Bohlen moved to Alburtis more than 30 years ago from Allentown because she wanted to be part of a tight-knit community. The borough is her haven.

“Alburtis is safe. It’s quaint. We don’t even have a traffic light. If I’ve been somewhere, I feel peaceful coming home. I can feel the tension of the city traffic melt away when I drive into Alburtis,” she said.

Everybody knew Althea, she said.

“It’s a folksy town. Everybody talks to everybody at the post office," Bohlen said. “Althea was frugal, but she was harmless. Nobody should have this happen to them.”

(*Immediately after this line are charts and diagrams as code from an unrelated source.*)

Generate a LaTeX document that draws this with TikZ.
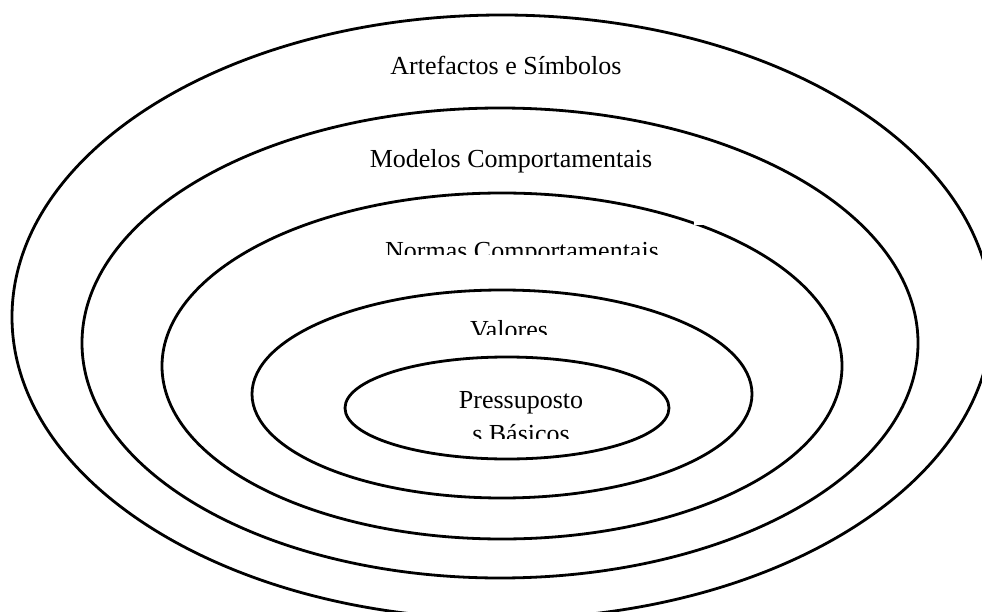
\documentclass[tikz,border=0pt]{standalone}
\usepackage{fontspec}
\setmainfont{Liberation Serif}
\begin{document}
\begin{tikzpicture}[x=1pt,y=-1pt,
  ring/.style={line width=2.8pt},
  lbl/.style={font=\fontsize{26}{32}\selectfont, inner sep=0pt, anchor=base}]
\useasboundingbox[fill=white] (0,0) rectangle (982,612);
\draw[ring] (502,317) ellipse [x radius=490pt, y radius=302pt];
\draw[ring] (500,343) ellipse [x radius=418pt, y radius=235pt];
\draw[ring] (502,366) ellipse [x radius=340pt, y radius=173pt];
\draw[ring] (502,394) ellipse [x radius=250pt, y radius=104pt];
\draw[ring] (507,408) ellipse [x radius=162pt, y radius=51pt];
\node[lbl] (art) at (506,75) {Artefactos e Símbolos};
\node[lbl] (mod) at (511,168) {Modelos Comportamentais};
\begin{scope}
  \clip (300,230) rectangle (720,255);
  \node[lbl] (nor) at (522,260) {Normas Comportamentais};
\end{scope}
\begin{scope}
  \clip (440,300) rectangle (580,334);
  \node[lbl] (val) at (509,338) {Valores};
\end{scope}
\node[lbl] (pre) at (521,408) {Pressuposto};
\begin{scope}
  \clip (440,415) rectangle (600,438);
  \node[lbl] (bas) at (521,442) {s Básicos};
\end{scope}
\fill[white] (694,219) rectangle (705,225);
\end{tikzpicture}
\end{document}
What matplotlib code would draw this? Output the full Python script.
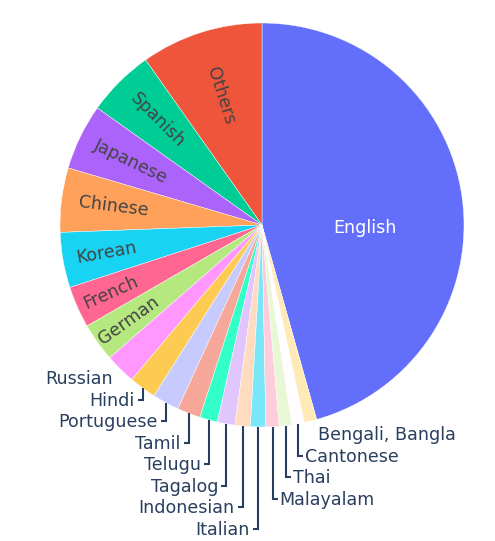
import matplotlib
matplotlib.use("Agg")
import matplotlib.pyplot as plt
import numpy as np
import colorsys
from matplotlib.colors import to_rgb

# ---- data ----
languages = ["English", "Others", "Spanish", "Japanese", "Chinese", "Korean",
             "French", "German", "Russian", "Hindi", "Portuguese", "Tamil",
             "Telugu", "Tagalog", "Indonesian", "Italian", "Malayalam", "Thai",
             "Cantonese", "Bengali, Bangla"]
counts = [1643, 352, 194, 190, 185, 159, 120, 111, 88, 78, 77, 67,
          51, 51, 44, 44, 38, 36, 36, 36]

# ---- style ----
base = ["#636EFA", "#EF553B", "#00CC96", "#AB63FA", "#FFA15A",
        "#19D3F3", "#FF6692", "#B6E880", "#FF97FF", "#FECB52"]


def lighten(c, amt=0.2):
    r, g, b = to_rgb(c)
    h, l, s = colorsys.rgb_to_hls(r, g, b)
    return colorsys.hls_to_rgb(h, min(1.0, l + amt), s)


colors = [to_rgb(c) for c in base] + [lighten(c) for c in base]


def brightness(c):
    r, g, b = c
    return (r * 299 + g * 587 + b * 114) / 1000 * 255


plt.rcParams['font.family'] = ['DejaVu Sans']
FS_PX = 17.5
FS = FS_PX * 0.72
OUT_COLOR = "#2a3f5f"

W, H = 495, 541
fig = plt.figure(figsize=(W / 100, H / 100), dpi=100)
ax = fig.add_axes([0, 0, 1, 1])
R = 202.0
cx, cy = 262.0, 225.0

total = float(sum(counts))
start = 90 - 360 * counts[0] / total
wedges, _ = ax.pie(counts, colors=colors, startangle=start, counterclock=True,
                   radius=1, wedgeprops=dict(linewidth=0.3, edgecolor='white'))
ax.set_aspect('auto')
ax.set_xlim(-cx / R, (W - cx) / R)
ax.set_ylim(-(H - cy) / R, cy / R)
ax.axis('off')

mids = [np.deg2rad((w.theta1 + w.theta2) / 2) for w in wedges]

# inside labels
n_inside = 8
inside_r = [0.51, 0.67, 0.735, 0.72, 0.74, 0.78, 0.82, 0.81]
for i in range(n_inside):
    th = mids[i]
    tc = 'white' if brightness(colors[i]) < 128 else '#444444'
    if i == 0:
        th2 = th - np.deg2rad(9.5)
        ax.text(inside_r[i] * np.cos(th2), inside_r[i] * np.sin(th2), languages[i],
                ha='center', va='center', fontsize=FS, color=tc)
    else:
        deg = np.rad2deg(th)
        rot = deg - 180 if 90 < deg % 360 < 270 else deg
        ax.text(inside_r[i] * np.cos(th), inside_r[i] * np.sin(th), languages[i],
                ha='center', va='center', fontsize=FS, color=tc,
                rotation=rot, rotation_mode='anchor')

# outside labels
step = 21.5 / R
left_idx = [i for i in range(n_inside, len(counts)) if np.cos(mids[i]) < 0]
right_idx = [i for i in range(len(counts) - 1, n_inside - 1, -1) if np.cos(mids[i]) >= 0]


def place(idxs, side):
    prev = None
    off = (9 if side == 'left' else 13) / R
    for i in idxs:
        th = mids[i]
        rx, ry = np.cos(th), np.sin(th)
        nat = ry - off
        y = nat if prev is None else min(nat, prev - step)
        prev = y
        if side == 'left':
            tx, ha, hx = rx - 8 / R, 'right', rx - 5 / R
        else:
            tx, ha, hx = rx + 7 / R, 'left', rx + 5 / R
        if nat - y > 1 / R:
            ax.plot([rx, rx, hx], [ry, y, y], color=OUT_COLOR, lw=1.5,
                    solid_joinstyle='miter', solid_capstyle='butt')
        ax.text(tx, y - 0.3645 * FS_PX / R, languages[i], ha=ha, va='baseline',
                fontsize=FS, color=OUT_COLOR)


place(left_idx, 'left')
place(right_idx, 'right')

fig.savefig("out.png", dpi=100)
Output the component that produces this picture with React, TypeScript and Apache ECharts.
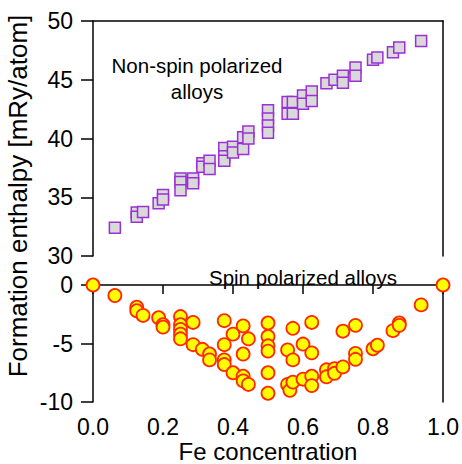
import React, { useEffect, useRef } from "react";
import * as echarts from "echarts";

// Non-spin polarized alloys (squares)
const nspConc = [
  0.0625, 0.125, 0.125, 0.143, 0.1875, 0.2, 0.2, 0.25, 0.25, 0.25, 0.286, 0.286,
  0.3125, 0.3125, 0.333, 0.333, 0.375, 0.375, 0.375, 0.4, 0.4, 0.429, 0.429, 0.444,
  0.444, 0.5, 0.5, 0.5, 0.5, 0.556, 0.556, 0.571, 0.571, 0.6, 0.6, 0.625, 0.625,
  0.667, 0.69, 0.714, 0.714, 0.75, 0.75, 0.8, 0.8125, 0.857, 0.875, 0.9375,
];
const nspEnthalpy = [
  32.4, 33.7, 33.35, 33.75, 34.5, 35.2, 34.8, 36.6, 36.3, 35.6, 36.6, 36.2,
  37.9, 37.6, 38.1, 37.4, 39.2, 38.5, 38.1, 39.3, 38.8, 40.1, 39.1, 40.6,
  40.0, 42.4, 41.7, 41.1, 40.5, 43.1, 42.1, 43.1, 42.1, 43.65, 42.95, 44.0, 43.2,
  44.7, 45.0, 45.35, 44.75, 46.05, 45.35, 46.7, 46.9, 47.35, 47.75, 48.3,
];

// Spin polarized alloys (circles)
const spConc = [
  0, 0.0625, 0.125, 0.125, 0.143, 0.1875, 0.2, 0.2, 0.25, 0.25, 0.25, 0.25, 0.25,
  0.286, 0.286, 0.3125, 0.333, 0.333, 0.375, 0.375, 0.375, 0.375, 0.4, 0.4,
  0.429, 0.429, 0.429, 0.429, 0.444, 0.444, 0.5, 0.5, 0.5, 0.5, 0.5, 0.5,
  0.556, 0.556, 0.5625, 0.571, 0.571, 0.571, 0.6, 0.6, 0.625, 0.625, 0.625, 0.625,
  0.667, 0.667, 0.69, 0.69, 0.714, 0.714, 0.75, 0.75, 0.75, 0.8, 0.8125,
  0.857, 0.875, 0.875, 0.9375, 1,
];
const spEnthalpy = [
  0, -0.9, -1.9, -2.2, -2.6, -2.8, -3.4, -3.6, -2.7, -3.4, -3.8, -4.2, -4.6,
  -3.2, -5.1, -5.5, -5.9, -6.4, -3.05, -5.1, -6.4, -6.8, -4.2, -7.5,
  -3.5, -5.9, -7.8, -8.2, -4.6, -8.5, -3.25, -4.4, -5.2, -5.65, -7.5, -9.25,
  -5.55, -8.5, -9.0, -3.7, -6.4, -8.3, -5.05, -8.05, -3.2, -5.8, -7.8, -8.6,
  -7.25, -7.85, -7.15, -7.55, -3.95, -7.0, -3.45, -5.85, -6.35, -5.45, -5.15,
  -3.9, -3.25, -3.45, -1.7, 0,
];

const FONT = "'Liberation Sans', Arial, Helvetica, sans-serif";

export default function App() {
  const ref = useRef<HTMLDivElement>(null);
  useEffect(() => {
    if (!ref.current) return;
    const chart = echarts.init(ref.current, undefined, { renderer: "svg" });
    const axisLine = { show: true, lineStyle: { color: "#000", width: 1.5 } };
    const labelStyle = { color: "#000", fontSize: 23, fontFamily: FONT };
    chart.setOption({
      animation: false,
      backgroundColor: "#fff",
      grid: [
        { left: 93, top: 21, width: 350, height: 235 },
        { left: 93, top: 285, width: 350, height: 117 },
      ],
      xAxis: [
        {
          type: "value", gridIndex: 0, position: "top", min: 0, max: 1,
          axisLine, axisTick: { show: false }, axisLabel: { show: false }, splitLine: { show: false },
        },
        {
          type: "value", gridIndex: 1, position: "bottom", min: 0, max: 1, interval: 0.2,
          axisLine,
          axisTick: { show: true, length: 9, lineStyle: { color: "#000", width: 1.5 } },
          axisLabel: { ...labelStyle, margin: 13, formatter: (v: number) => v.toFixed(1) },
          splitLine: { show: false },
        },
      ],
      yAxis: [
        {
          type: "value", gridIndex: 0, position: "left", min: 30, max: 50, interval: 5,
          axisLine,
          axisTick: { show: true, length: 12, lineStyle: { color: "#000", width: 1.5 } },
          axisLabel: { ...labelStyle, margin: 20 },
          splitLine: { show: false },
        },
        {
          type: "value", gridIndex: 0, position: "right", min: 30, max: 50,
          axisLine, axisTick: { show: false }, axisLabel: { show: false }, splitLine: { show: false },
        },
        {
          type: "value", gridIndex: 1, position: "left", min: -10, max: 0, interval: 5,
          axisLine,
          axisTick: { show: true, length: 12, lineStyle: { color: "#000", width: 1.5 } },
          axisLabel: { ...labelStyle, margin: 20 },
          splitLine: { show: false },
        },
        {
          type: "value", gridIndex: 1, position: "right", min: -10, max: 0, interval: 10,
          axisLine,
          axisTick: { show: true, length: 6, customValues: [0], lineStyle: { color: "#000", width: 1.5 } },
          axisLabel: { show: false },
          splitLine: { show: false },
        },
      ],
      series: [
        {
          type: "scatter", xAxisIndex: 0, yAxisIndex: 0, clip: false,
          symbol: "rect", symbolSize: 11,
          itemStyle: { color: "#d9d9d9", borderColor: "#9b30d6", borderWidth: 1.5, opacity: 1 },
          data: nspConc.map((c, i) => [c, nspEnthalpy[i]]),
        },
        {
          type: "scatter", xAxisIndex: 1, yAxisIndex: 2, clip: false,
          symbol: "circle", symbolSize: 13,
          itemStyle: { color: "#ffff00", borderColor: "#ff2a00", borderWidth: 1.8, opacity: 1 },
          data: spConc.map((c, i) => [c, spEnthalpy[i]]),
        },
      ],
      graphic: [
        {
          type: "text", x: 18, y: 196, rotation: Math.PI / 2,
          style: {
            text: "Formation enthalpy [mRy/atom]", fill: "#000", fontSize: 26, fontFamily: FONT,
            textAlign: "center", textVerticalAlign: "middle",
          },
        },
        {
          type: "text", x: 268, y: 451,
          style: {
            text: "Fe concentration", fill: "#000", fontSize: 24, fontFamily: FONT,
            textAlign: "center", textVerticalAlign: "middle",
          },
        },
        {
          type: "text", x: 197, y: 78,
          style: {
            text: "Non-spin polarized\nalloys", fill: "#000", fontSize: 20.5, lineHeight: 26,
            fontFamily: FONT, textAlign: "center", textVerticalAlign: "middle",
          },
        },
        {
          type: "text", x: 303, y: 277,
          style: {
            text: "Spin polarized alloys", fill: "#000", fontSize: 20.5, fontFamily: FONT,
            textAlign: "center", textVerticalAlign: "middle",
          },
        },
      ],
    });
    return () => chart.dispose();
  }, []);
  return (
    <div
      ref={ref}
      style={{ position: "fixed", left: 0, top: 0, width: 462, height: 464, background: "#fff" }}
    />
  );
}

Bohlen spoke in short, halted words and sentences. She was at the Giant in Trexlertown when she and a friend heard that there had been somebody killed in Alburtis.

“We got out of there and came home right away to see who it was,” she said. “And then we saw all the police tape and news vehicles around her house. I’m so distracted I can’t get into anything,” she said. “This has really rocked Alburtis.

“Just two weeks ago I sat on a park bench and talked with Althea," Bohlen said. "You just never expect this in your own backyard.”